Thankfully, the Creative Heads get as much out of the sessions as the students do, therefore, I don’t see that changing.

However, as the type of industry creative changes, I would always be on the lookout for the right Creative Heads to keep up with that change and inspire the next generation. So, whatever happens, our mix of CDs, digital specialists, designers, consultants, film makers, photographers and illustrators will always reflect the latest trends or evolution.

I would like to see more agencies and individuals offering the students a placement or job if there’s an opportunity in their companies. And I’d encourage even more companies to build stronger links by setting briefs and visiting or lecturing at NUA as some Creative Heads have kindly done in the past.

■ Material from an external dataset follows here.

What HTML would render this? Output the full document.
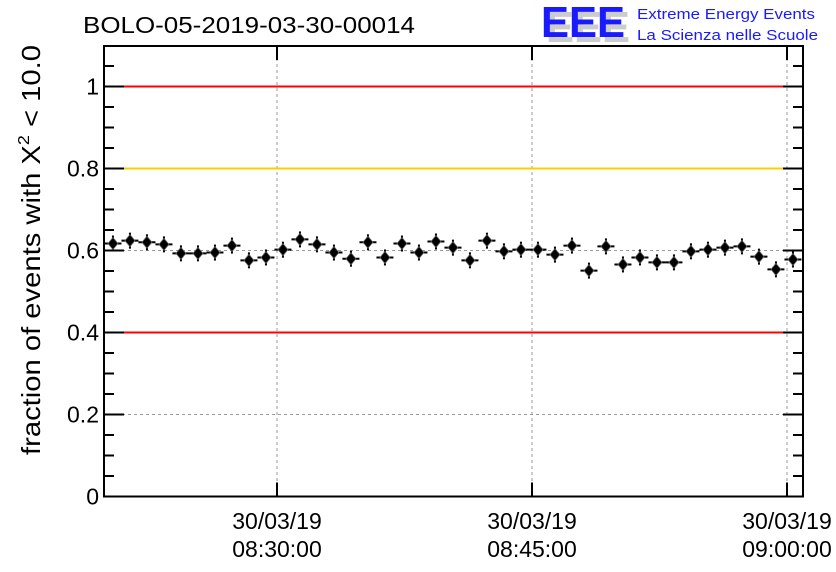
<!DOCTYPE html>
<html><head><meta charset="utf-8"><style>
body{margin:0;background:#fff;}
svg{display:block;font-family:"Liberation Sans",sans-serif;}
</style></head><body>
<svg id="chart" width="836" height="572" viewBox="0 0 836 572">
<rect width="836" height="572" fill="#fff"/>
<text x="83" y="33" font-size="23" textLength="332" lengthAdjust="spacingAndGlyphs">BOLO-05-2019-03-30-00014</text>
<g>
<text x="546" y="42" font-size="44" font-weight="bold" fill="#ccc" textLength="84" lengthAdjust="spacingAndGlyphs">EEE</text>
<text x="541" y="37" font-size="44" font-weight="bold" fill="#1a1aff" textLength="84" lengthAdjust="spacingAndGlyphs">EEE</text>
<text x="637" y="19" font-size="15" fill="#1a1aff" textLength="178" lengthAdjust="spacingAndGlyphs">Extreme Energy Events</text>
<text x="637" y="40" font-size="15" fill="#1a1aff" textLength="181" lengthAdjust="spacingAndGlyphs">La Scienza nelle Scuole</text>
</g>
<text transform="translate(40,250) rotate(-90)" text-anchor="middle" font-size="26" textLength="410" lengthAdjust="spacingAndGlyphs">fraction of events with X<tspan font-size="16" dy="-11">2</tspan><tspan dy="11"> &lt; 10.0</tspan></text>
<g id="grid"></g><g id="refs"></g><g id="axes"></g><g id="pts"></g>
</svg>
<script>
const tickTimes=[30,45,60];
const tickLabels=["08:30:00","08:45:00","09:00:00"];
const yTicks=[0,0.2,0.4,0.6,0.8,1];
const yTickLabels=["0","0.2","0.4","0.6","0.8","1"];
const refLines=[1,0.8,0.4];
const refColors=["#ff0000","#ffcc00","#ff0000"];
const times=[];for(let i=0;i<41;i++)times.push(20.35+i);
const values=[0.617,0.624,0.620,0.615,0.593,0.593,0.595,0.612,0.576,0.583,0.602,0.627,0.615,0.595,0.580,0.620,0.583,0.617,0.595,0.622,0.607,0.576,0.624,0.598,0.602,0.602,0.590,0.612,0.551,0.610,0.566,0.583,0.571,0.571,0.598,0.602,0.607,0.610,0.585,0.554,0.578];
const X0=104,X1=803,Y0=496.5,Y1=46;
const xs=t=>277+(t-30)*17;
const ys=v=>Y0-v*410;
const NS="http://www.w3.org/2000/svg";
function mk(p,tag,at){const e=document.createElementNS(NS,tag);for(const k in at)e.setAttribute(k,at[k]);p.appendChild(e);return e;}
const grid=document.getElementById('grid'),refs=document.getElementById('refs'),axes=document.getElementById('axes'),pts=document.getElementById('pts');
tickTimes.forEach((t,i)=>{
 const g=mk(grid,'line',{x1:xs(t),x2:xs(t),y1:Y1,y2:Y0,stroke:'#999','stroke-dasharray':'3,3'});
 
 
 mk(axes,'line',{x1:xs(t),x2:xs(t),y1:Y0,y2:Y0-14,stroke:'#000','stroke-width':2});
 mk(axes,'line',{x1:xs(t),x2:xs(t),y1:Y1,y2:Y1+14,stroke:'#000','stroke-width':2});
 const l=mk(axes,'text',{x:xs(t),y:529,'text-anchor':'middle','font-size':23});
 l.textContent='30/03/19';
 
 
 const l2=mk(axes,'text',{x:xs(t),y:557,'text-anchor':'middle','font-size':23});
 l2.textContent=tickLabels[i];
 
 
});
yTicks.forEach((v,i)=>{
 if(v>0&&v<1&&refLines.indexOf(v)<0){const g=mk(grid,'line',{x1:X0,x2:X1,y1:ys(v),y2:ys(v),stroke:'#999','stroke-dasharray':'3,3'});
 
 }
 const l=mk(axes,'text',{x:99,y:ys(v)+8,'text-anchor':'end','font-size':23});
 l.textContent=yTickLabels[i];
 
 
});
for(let k=0;k<=21;k++){const v=k*0.05;const len=(k%4==0)?20:10;
 mk(axes,'line',{x1:X0,x2:X0+len,y1:ys(v),y2:ys(v),stroke:'#000','stroke-width':2});
 mk(axes,'line',{x1:X1,x2:X1-len,y1:ys(v),y2:ys(v),stroke:'#000','stroke-width':2});}
refLines.forEach((v,i)=>{const r=mk(refs,'line',{x1:X0,x2:X1,y1:ys(v),y2:ys(v),stroke:refColors[i],'stroke-width':2});
 
 });
const fr=mk(axes,'rect',{x:X0,y:Y1,width:X1-X0,height:Y0-Y1,fill:'none',stroke:'#000','stroke-width':2});


times.forEach((t,i)=>{const x=xs(t),y=ys(values[i]);
 const g=mk(pts,'g',{});
 
 
 mk(g,'line',{x1:xs(t-0.5),x2:xs(t+0.5),y1:y,y2:y,stroke:'#000','stroke-width':2});
 mk(g,'line',{x1:x,x2:x,y1:y-8,y2:y+8,stroke:'#000','stroke-width':2});
 mk(g,'path',{d:`M${x} ${y-6}L${x+5} ${y}L${x} ${y+6}L${x-5} ${y}Z`,fill:'#000',stroke:'#666','stroke-width':0.8});
});
</script>
</body></html>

We must do something about design and creative education in schools for the 14-to-18-year old age group so it would be great to design a robust ‘learning and critiquing event’ for those youngsters to encourage them to join the creative industries or at least teach them to think and solve challenges creatively.


What piece of advice would you give yourself as a young designer now stepping out into the world?

Getting your first job can be challenging so put the feelers out as soon as possible and cast your net wide when looking for your first role, preferably many months before you leave Uni/college.

There are many ways to start your career in the creative and marketing industry. Don’t just look at the big and established agencies. Consider start-ups, two-person consultancies, in-house or client-side creative departments, just to name a few.

Wherever you start, just ensure that you’re constantly learning and always studying the best work to keep inspired and abreast of what’s happening in the industry so you’re always alert to any new opportunities that may arise.